### GOAL
Without including any images, repeat the data exactly.

### MATERIAL SHOWN
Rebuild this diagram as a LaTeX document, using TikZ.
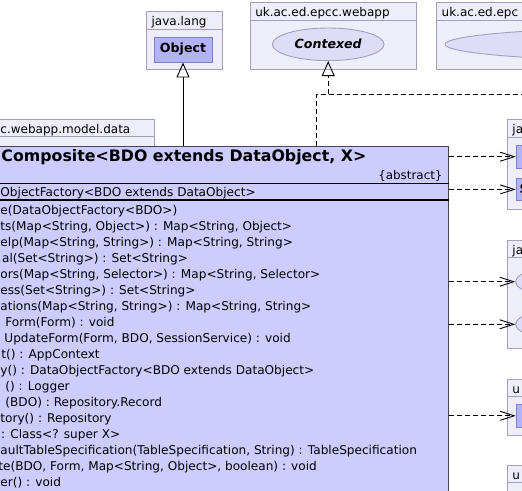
\documentclass[tikz,border=0pt]{standalone}
\usepackage{fontspec}
\setmainfont{DejaVu Sans}
\usetikzlibrary{shapes.geometric,arrows.meta}
\definecolor{pkgfill}{RGB}{238,238,250}
\definecolor{pkgline}{RGB}{160,160,190}
\definecolor{clsfill}{RGB}{204,204,255}
\definecolor{clsline}{RGB}{70,70,90}
\definecolor{reffill}{RGB}{179,179,250}
\definecolor{refline}{RGB}{128,128,200}
\definecolor{iffill}{RGB}{221,221,247}

\begin{document}
\begin{tikzpicture}[x=1pt, y=-1pt, line width=0.9pt,
    pkg/.style={draw=pkgline, fill=pkgfill},
    pkgname/.style={anchor=base west, inner sep=0pt, font=\fontsize{12}{14}\selectfont},
    refbox/.style={draw=refline, fill=reffill, inner sep=0pt, font=\bfseries\fontsize{12.6}{14}\selectfont},
    iface/.style={ellipse, draw=pkgline, fill=iffill, inner sep=0pt, minimum height=32.6pt},
    member/.style={anchor=base west, inner sep=0pt, font=\fontsize{12.1}{16}\selectfont},
    dep/.style={dash pattern=on 5pt off 3pt, -{Straight Barb[length=14pt, width=9pt]}},
    inherit/.style={-{Triangle[open, length=15pt, width=13pt]}}]
    \useasboundingbox (0,0) rectangle (522,490);
    \clip (0,0) rectangle (522,490);

    % packages: left, right, tab top, tab bottom, body bottom, name
    \foreach \xa/\xb/\ya/\yb/\yc/\pname in {
        146.7/222/11.7/29.3/69.3/java.lang,
        250.3/416.7/2.3/20/69.3/uk.ac.ed.epcc.webapp,
        436.7/600/2.3/20/69.3/uk.ac.ed.epc,
        -4.5/154.3/119.3/136.7/520/c.webapp.model.data,
        507.5/600/119.5/137/209/ja,
        507.5/600/240/257.5/348.3/ja,
        507.5/600/379/396.5/435/u,
        507.5/600/465/482.5/520/u} {
        \draw[pkg] (\xa,\ya) rectangle (\xb,\yb);
        \draw[pkg] (\xa,\yb) rectangle (\xb,\yc);
        \node[pkgname] at ({\xa+4.5},{\yb-3.5}) {\pname};
    }

    \node[refbox, minimum width=58pt, minimum height=25pt] (object) at (183,49.5) {Object};
    \node[iface, minimum width=111.7pt, font=\bfseries\itshape\fontsize{12.6}{14}\selectfont] (contexed) at (328.2,44.3) {Contexed};
    \node[iface, minimum width=404pt] (epcif) at (647,44.3) {};

    \node[refbox, minimum width=80pt, minimum height=22.6pt, anchor=west] (jaA) at (515.7,156.7) {};
    \node[refbox, minimum width=80pt, minimum height=22.4pt, anchor=west] (jaB) at (515.7,189.4) {};
    \node[anchor=west, inner sep=0pt, font=\bfseries\fontsize{12.6}{14}\selectfont] at ([xshift=3.5pt]jaB.west) {S};
    \node[iface, minimum width=112pt, anchor=west] (jaI1) at (515.2,281.7) {};
    \node[iface, minimum width=112pt, anchor=west] (jaI2) at (515.2,324.3) {};
    \node[refbox, minimum width=80pt, minimum height=23pt, anchor=west] (uA) at (515.7,415.8) {};

    % the abstract class
    \node[draw=clsline, fill=clsfill, inner sep=0pt, minimum width=480pt, minimum height=380pt, anchor=north east] (composite) at (449,145.7) {};
    \node[anchor=base west, inner sep=0pt, font=\bfseries\fontsize{15.8}{18}\selectfont] (cname) at (1,161.7) {Composite<BDO extends DataObject, X>};
    \node[anchor=base east, inner sep=0pt, font=\fontsize{11.9}{14}\selectfont] (cabs) at (443,179) {\{abstract\}};
    \draw (-40,183.3) -- (449,183.3);
    \node[member] at (0,196.7) {ObjectFactory<BDO extends DataObject>};
    \draw[line width=2pt] (-40,200.3) -- (448.5,200.3);
    \foreach \dx/\txt [count=\i from 0] in {
        0/{e(DataObjectFactory<BDO>)},
        0/{ts(Map<String, Object>) : Map<String, Object>},
        0/{elp(Map<String, String>) : Map<String, String>},
        1.7/{al(Set<String>) : Set<String>},
        0/{ors(Map<String, Selector>) : Map<String, Selector>},
        0/{ess(Set<String>) : Set<String>},
        0/{ations(Map<String, String>) : Map<String, String>},
        5/{Form(Form) : void},
        4/{UpdateForm(Form, BDO, SessionService) : void},
        1/{t() : AppContext},
        0/{y() : DataObjectFactory<BDO extends DataObject>},
        5/{() : Logger},
        5/{(BDO) : Repository.Record},
        0/{tory() : Repository},
        0.7/{: Class<? super X>},
        0/{aultTableSpecification(TableSpecification, String) : TableSpecification},
        -2/{te(BDO, Form, Map<String, Object>, boolean) : void},
        0/{er() : void}} {
        \node[member] at (\dx,{214+16*\i}) {\txt};
    }

    % connectors
    \draw[inherit] (composite.north -| object) -- (object.south);
    \coordinate (bend) at (316.7,94.3);
    \coordinate (offright) at (530,94.3);
    \draw[dash pattern=on 5pt off 3pt] (composite.north -| bend) -- (bend) -- (offright);
    \draw[dash pattern=on 5pt off 3pt, inherit] (contexed.south |- bend) -- (contexed.south);
    \foreach \t in {jaA, jaB, jaI1, jaI2, uA}
        \draw[dep] (composite.east |- \t) -- (\t.west);
\end{tikzpicture}
\end{document}
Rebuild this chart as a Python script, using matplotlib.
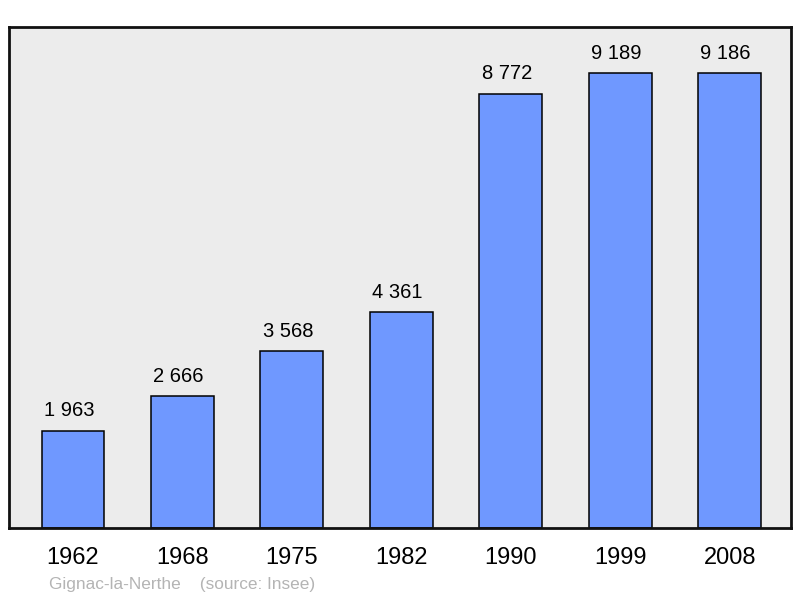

### RESULT FOR THIS TASK
Rebuild this diagram as a LaTeX document, using TikZ.
\documentclass[tikz,border=0pt]{standalone}
\usepackage{fontspec}
\setmainfont{DejaVu Sans}
\usetikzlibrary{shapes.geometric,arrows.meta}
\definecolor{pkgfill}{RGB}{238,238,250}
\definecolor{pkgline}{RGB}{160,160,190}
\definecolor{clsfill}{RGB}{204,204,255}
\definecolor{clsline}{RGB}{70,70,90}
\definecolor{reffill}{RGB}{179,179,250}
\definecolor{refline}{RGB}{128,128,200}
\definecolor{iffill}{RGB}{221,221,247}

\begin{document}
\begin{tikzpicture}[x=1pt, y=-1pt, line width=0.9pt,
    pkg/.style={draw=pkgline, fill=pkgfill},
    pkgname/.style={anchor=base west, inner sep=0pt, font=\fontsize{12}{14}\selectfont},
    refbox/.style={draw=refline, fill=reffill, inner sep=0pt, font=\bfseries\fontsize{12.6}{14}\selectfont},
    iface/.style={ellipse, draw=pkgline, fill=iffill, inner sep=0pt, minimum height=32.6pt},
    member/.style={anchor=base west, inner sep=0pt, font=\fontsize{12.1}{16}\selectfont},
    dep/.style={dash pattern=on 5pt off 3pt, -{Straight Barb[length=14pt, width=9pt]}},
    inherit/.style={-{Triangle[open, length=15pt, width=13pt]}}]
    \useasboundingbox (0,0) rectangle (522,490);
    \clip (0,0) rectangle (522,490);

    % packages: left, right, tab top, tab bottom, body bottom, name
    \foreach \xa/\xb/\ya/\yb/\yc/\pname in {
        146.7/222/11.7/29.3/69.3/java.lang,
        250.3/416.7/2.3/20/69.3/uk.ac.ed.epcc.webapp,
        436.7/600/2.3/20/69.3/uk.ac.ed.epc,
        -4.5/154.3/119.3/136.7/520/c.webapp.model.data,
        507.5/600/119.5/137/209/ja,
        507.5/600/240/257.5/348.3/ja,
        507.5/600/379/396.5/435/u,
        507.5/600/465/482.5/520/u} {
        \draw[pkg] (\xa,\ya) rectangle (\xb,\yb);
        \draw[pkg] (\xa,\yb) rectangle (\xb,\yc);
        \node[pkgname] at ({\xa+4.5},{\yb-3.5}) {\pname};
    }

    \node[refbox, minimum width=58pt, minimum height=25pt] (object) at (183,49.5) {Object};
    \node[iface, minimum width=111.7pt, font=\bfseries\itshape\fontsize{12.6}{14}\selectfont] (contexed) at (328.2,44.3) {Contexed};
    \node[iface, minimum width=404pt] (epcif) at (647,44.3) {};

    \node[refbox, minimum width=80pt, minimum height=22.6pt, anchor=west] (jaA) at (515.7,156.7) {};
    \node[refbox, minimum width=80pt, minimum height=22.4pt, anchor=west] (jaB) at (515.7,189.4) {};
    \node[anchor=west, inner sep=0pt, font=\bfseries\fontsize{12.6}{14}\selectfont] at ([xshift=3.5pt]jaB.west) {S};
    \node[iface, minimum width=112pt, anchor=west] (jaI1) at (515.2,281.7) {};
    \node[iface, minimum width=112pt, anchor=west] (jaI2) at (515.2,324.3) {};
    \node[refbox, minimum width=80pt, minimum height=23pt, anchor=west] (uA) at (515.7,415.8) {};

    % the abstract class
    \node[draw=clsline, fill=clsfill, inner sep=0pt, minimum width=480pt, minimum height=380pt, anchor=north east] (composite) at (449,145.7) {};
    \node[anchor=base west, inner sep=0pt, font=\bfseries\fontsize{15.8}{18}\selectfont] (cname) at (1,161.7) {Composite<BDO extends DataObject, X>};
    \node[anchor=base east, inner sep=0pt, font=\fontsize{11.9}{14}\selectfont] (cabs) at (443,179) {\{abstract\}};
    \draw (-40,183.3) -- (449,183.3);
    \node[member] at (0,196.7) {ObjectFactory<BDO extends DataObject>};
    \draw[line width=2pt] (-40,200.3) -- (448.5,200.3);
    \foreach \dx/\txt [count=\i from 0] in {
        0/{e(DataObjectFactory<BDO>)},
        0/{ts(Map<String, Object>) : Map<String, Object>},
        0/{elp(Map<String, String>) : Map<String, String>},
        1.7/{al(Set<String>) : Set<String>},
        0/{ors(Map<String, Selector>) : Map<String, Selector>},
        0/{ess(Set<String>) : Set<String>},
        0/{ations(Map<String, String>) : Map<String, String>},
        5/{Form(Form) : void},
        4/{UpdateForm(Form, BDO, SessionService) : void},
        1/{t() : AppContext},
        0/{y() : DataObjectFactory<BDO extends DataObject>},
        5/{() : Logger},
        5/{(BDO) : Repository.Record},
        0/{tory() : Repository},
        0.7/{: Class<? super X>},
        0/{aultTableSpecification(TableSpecification, String) : TableSpecification},
        -2/{te(BDO, Form, Map<String, Object>, boolean) : void},
        0/{er() : void}} {
        \node[member] at (\dx,{214+16*\i}) {\txt};
    }

    % connectors
    \draw[inherit] (composite.north -| object) -- (object.south);
    \coordinate (bend) at (316.7,94.3);
    \coordinate (offright) at (530,94.3);
    \draw[dash pattern=on 5pt off 3pt] (composite.north -| bend) -- (bend) -- (offright);
    \draw[dash pattern=on 5pt off 3pt, inherit] (contexed.south |- bend) -- (contexed.south);
    \foreach \t in {jaA, jaB, jaI1, jaI2, uA}
        \draw[dep] (composite.east |- \t) -- (\t.west);
\end{tikzpicture}
\end{document}
Rebuild this chart as a Python script, using matplotlib.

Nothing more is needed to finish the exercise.